On June 18 1978 Robert married a girl named Janet. They went to live in Horsham, West Sussex. James Robert — my father's first great-grandchild — was born 12/23/82, followed by Mark Leonard (10/11/85) and then Anna (9/21/89).

In 2005 Robert and Janet separated. They divorced in 2007. Robert moved to Swindon,

[Added April 2011] :  In an email from Robert I hear that James is due to marry his University sweetheart Sarah on October 28 this year — in Derbyshire! (Sarah comes from Chesterfield.) James works in executive recruitment. Mark is a qualified Electrician working in Horsham for a local firm. In his free time he indulges his passion for playing soccer. Anna will graduate from Nottingham Trent University this summer after a four-year language course in Spanish and Italian.

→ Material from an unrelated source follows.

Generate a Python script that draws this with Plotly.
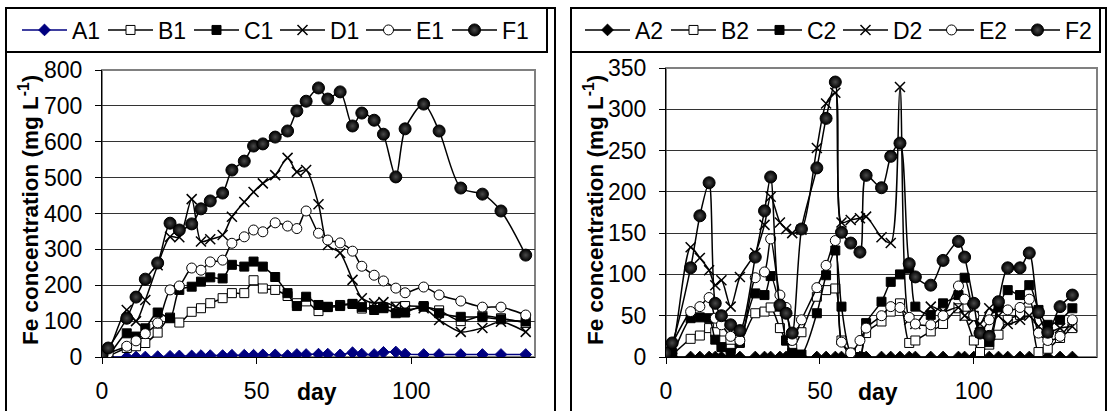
import plotly.graph_objects as go

W, H = 1107, 411

# ---------------- data: left panel ----------------
days1 = [0, 2, 8, 11, 14, 18, 22, 25, 29, 32, 35, 39, 42, 46, 49, 52, 56, 60, 63, 66,
         70, 73, 77, 81, 84, 88, 91, 95, 98, 104, 109, 116, 123, 129, 137]
A1 = [0, 0, 0, 0, 0, 1, 2, 3, 3, 4, 4, 4, 5, 5, 5, 6, 6, 4, 7, 7,
      8, 8, 6, 12, 8, 7, 13, 14, 8, 7, 7, 7, 7, 7, 7]
B1 = [0, 3, 25, 30, 39, 68, 110, 96, 126, 136, 150, 164, 178, 178, 214, 191, 187, 170, 150, 155,
      128, 140, 145, 148, 135, 140, 138, 140, 142, 140, 130, 100, 115, 108, 95]
C1 = [0, 5, 66, 57, 80, 124, 108, 187, 196, 210, 222, 219, 257, 252, 266, 252, 223, 178, 142, 168,
      145, 139, 142, 148, 139, 131, 136, 122, 124, 142, 122, 112, 111, 105, 99]
D1 = [0, 15, 131, 100, 159, 256, 335, 334, 440, 322, 328, 340, 391, 432, 460, 484, 507, 555, 516, 521,
      426, 312, 290, 215, 164, 150, 153, 140, 131, 136, 103, 70, 81, 98, 70]
E1 = [0, 10, 30, 45, 65, 95, 187, 198, 248, 242, 265, 270, 317, 335, 354, 349, 374, 365, 358, 407,
      345, 326, 318, 295, 253, 228, 212, 192, 179, 195, 173, 156, 139, 139, 117]
F1 = [5, 25, 108, 167, 217, 262, 373, 354, 371, 413, 435, 457, 521, 546, 588, 594, 613, 630, 686, 713,
      750, 719, 739, 644, 680, 660, 621, 502, 636, 705, 630, 471, 454, 407, 284]

# ---------------- data: right panel ----------------
days2 = [0, 2, 8, 11, 14, 16, 18, 21, 24, 29, 32, 34, 37, 39, 41, 44, 49, 52, 55, 57,
         60, 63, 65, 70, 73, 76, 79, 81, 86, 90, 95, 97, 100, 102, 105, 108, 111, 115, 118, 121,
         124, 128, 132]
A2 = [0, 0, 0, 0, 0, 0, 0, 0, 0, 0, 0, 0, 0, 0, 0, 0, 0, 0, 0, 0,
      0, 0, 0, 0, 0, 0, 0, 0, 0, 0, 0, 0, 0, 0, 0, 0, 0, 0, 0, 0,
      0, 0, 0]
B2 = [0, 3, 22, 26, 35, 30, 20, 10, 17, 53, 55, 60, 35, 20, 10, 30, 73, 81, 83, 20,
      5, 0, 29, 43, 55, 65, 17, 20, 31, 40, 59, 50, 20, 6, 15, 27, 45, 51, 55, 6,
      10, 23, 35]
C2 = [0, 5, 47, 48, 47, 21, 12, 5, 18, 77, 75, 98, 61, 20, 5, 3, 53, 99, 129, 61,
      5, 0, 41, 67, 91, 100, 107, 61, 51, 65, 75, 96, 50, 29, 18, 60, 81, 75, 87, 57,
      39, 45, 59]
D2 = [0, 10, 133, 120, 105, 87, 93, 61, 97, 126, 160, 194, 163, 155, 150, 154, 253, 307, 320, 163,
      166, 168, 170, 145, 138, 327, 45, 40, 61, 55, 60, 50, 45, 40, 59, 50, 40, 45, 50, 37,
      30, 35, 37]
E2 = [0, 16, 55, 61, 72, 47, 39, 25, 20, 96, 103, 143, 75, 60, 20, 45, 84, 111, 141, 18,
      5, 20, 35, 50, 61, 60, 48, 40, 39, 50, 86, 70, 50, 30, 45, 67, 57, 60, 70, 29,
      20, 25, 45]
F2 = [5, 17, 108, 171, 211, 65, 50, 39, 32, 121, 177, 218, 63, 53, 29, 155, 229, 289, 333, 151,
      138, 127, 220, 205, 243, 259, 113, 97, 87, 117, 140, 121, 65, 29, 25, 67, 108, 108, 126, 54,
      30, 61, 75]

xticks = [0, 50, 100]
FONT = "Liberation Sans, Arial, sans-serif"

styles = {
    "A": dict(symbol="diamond", size=9, line=dict(width=1)),
    "B": dict(symbol="square", size=9, color="white", line=dict(color="black", width=1)),
    "C": dict(symbol="square", size=9, color="black", line=dict(color="black", width=1)),
    "D": dict(symbol="x-thin", size=10, color="black", line=dict(color="black", width=1.5)),
    "E": dict(symbol="circle", size=10, color="white", line=dict(color="black", width=1)),
    "F": dict(symbol="circle", size=12, color="black", line=dict(color="black", width=1),
              gradient=dict(type="radial", color="#4a4a4a")),
}

fig = go.Figure()

def add_series(days, vals, name, key, xa, ya, legend, acolor):
    m = dict(styles[key])
    lc = "black"
    if key == "A":
        m["color"] = acolor
        m["line"] = dict(color=acolor, width=1)
        lc = acolor
    fig.add_trace(go.Scatter(
        x=days, y=vals, name=name, mode="lines+markers",
        line=dict(color=lc, width=1.5, shape="spline", smoothing=0.8),
        marker=m, xaxis=xa, yaxis=ya, legend=legend))

left = [("A1", A1, "A"), ("B1", B1, "B"), ("C1", C1, "C"), ("D1", D1, "D"), ("E1", E1, "E"), ("F1", F1, "F")]
right = [("A2", A2, "A"), ("B2", B2, "B"), ("C2", C2, "C"), ("D2", D2, "D"), ("E2", E2, "E"), ("F2", F2, "F")]
for n, v, k in left:
    add_series(days1, v, n, k, "x", "y", "legend", "#000080")
for n, v, k in right:
    add_series(days2, v, n, k, "x2", "y2", "legend2", "black")

def px(p):
    return p / W

def py(p):
    return 1 - p / H

axis_font = dict(family=FONT, size=23, color="black")
legend_font = dict(family=FONT, size=23, color="black")
xcommon = dict(range=[0, 140], tickvals=xticks, ticks="outside", ticklen=6, tickcolor="black",
               showline=True, linecolor="black", linewidth=1, showgrid=False, zeroline=False,
               tickfont=axis_font, ticklabelstandoff=7, fixedrange=True, automargin=False)
ycommon = dict(ticks="outside", ticklen=6, tickcolor="black", showline=True, linecolor="black",
               linewidth=1, showgrid=True, gridcolor="#333333", gridwidth=1, zeroline=False,
               tickfont=axis_font, ticklabelstandoff=8, fixedrange=True, automargin=False)

fig.update_layout(
    width=W, height=H, margin=dict(l=0, r=0, t=0, b=0, pad=0, autoexpand=False),
    paper_bgcolor="white", plot_bgcolor="white",
    font=dict(family=FONT, color="black"),
    xaxis=dict(domain=[px(102), px(535)], anchor="y", **xcommon),
    yaxis=dict(domain=[py(357), py(70)], anchor="x", range=[0, 800], dtick=100, **ycommon),
    xaxis2=dict(domain=[px(666), px(1097)], anchor="y2", **xcommon),
    yaxis2=dict(domain=[py(357), py(68)], anchor="x2", range=[0, 350], dtick=50, **ycommon),
    legend=dict(orientation="h", x=px(17), y=py(30), xanchor="left", yanchor="middle",
                bgcolor="rgba(0,0,0,0)", font=legend_font,
                itemwidth=45, entrywidth=26, tracegroupgap=0),
    legend2=dict(orientation="h", x=px(580), y=py(30), xanchor="left", yanchor="middle",
                 bgcolor="rgba(0,0,0,0)", font=legend_font,
                 itemwidth=45, entrywidth=26, tracegroupgap=0),
    showlegend=True,
)

shapes = []
# outer frames and legend boxes
for (x0, x1, lx1) in [(6, 555, 547), (571, 1106, 1100)]:
    shapes.append(dict(type="rect", xref="paper", yref="paper", x0=px(x0), x1=px(x1), y0=py(412), y1=py(8),
                       line=dict(color="black", width=2), layer="below"))
    shapes.append(dict(type="rect", xref="paper", yref="paper", x0=px(x0), x1=px(lx1), y0=py(52), y1=py(8),
                       line=dict(color="black", width=2), layer="below"))
# plot-area borders
for xr, yr in [("x", "y"), ("x2", "y2")]:
    shapes.append(dict(type="rect", xref=xr + " domain", yref=yr + " domain", x0=0, x1=1, y0=0, y1=1,
                       line=dict(color="#808080", width=2), layer="below"))
fig.update_layout(shapes=shapes)

title = "Fe concentration (mg L<sup>-1</sup>)"
ann = []
for cx in [29, 594]:
    ann.append(dict(text="<b>" + title + "</b>", x=px(cx), y=py(210), xref="paper", yref="paper",
                    textangle=-90, showarrow=False, xanchor="center", yanchor="middle",
                    font=dict(family=FONT, size=22.5, color="black")))
for cx in [317, 878]:
    ann.append(dict(text="<b>day</b>", x=px(cx), y=py(392), xref="paper", yref="paper",
                    showarrow=False, xanchor="center", yanchor="middle",
                    font=dict(family=FONT, size=23, color="black")))
fig.update_layout(annotations=ann)

fig.write_html("out.html", config={"displayModeBar": False},
               post_script="document.body.style.margin='0px';document.body.style.overflow='hidden';")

Peter Derbyshire lived in the Freshbrook district of Swindon, not far from Noel and Dorothy, until 2004, when he sold his Swindon house and bought a property in Turkey. Peter then divided his time between Swindon and Turkey. He married Angie, and they have daughters Jenna and Kelly. Kelly was married in September 2010; she gave birth to a son in early May, 2012 — my (gulp!) great-great-nephew. Peter and Angie had by that time separated. By 2016 Peter was living in the north of England.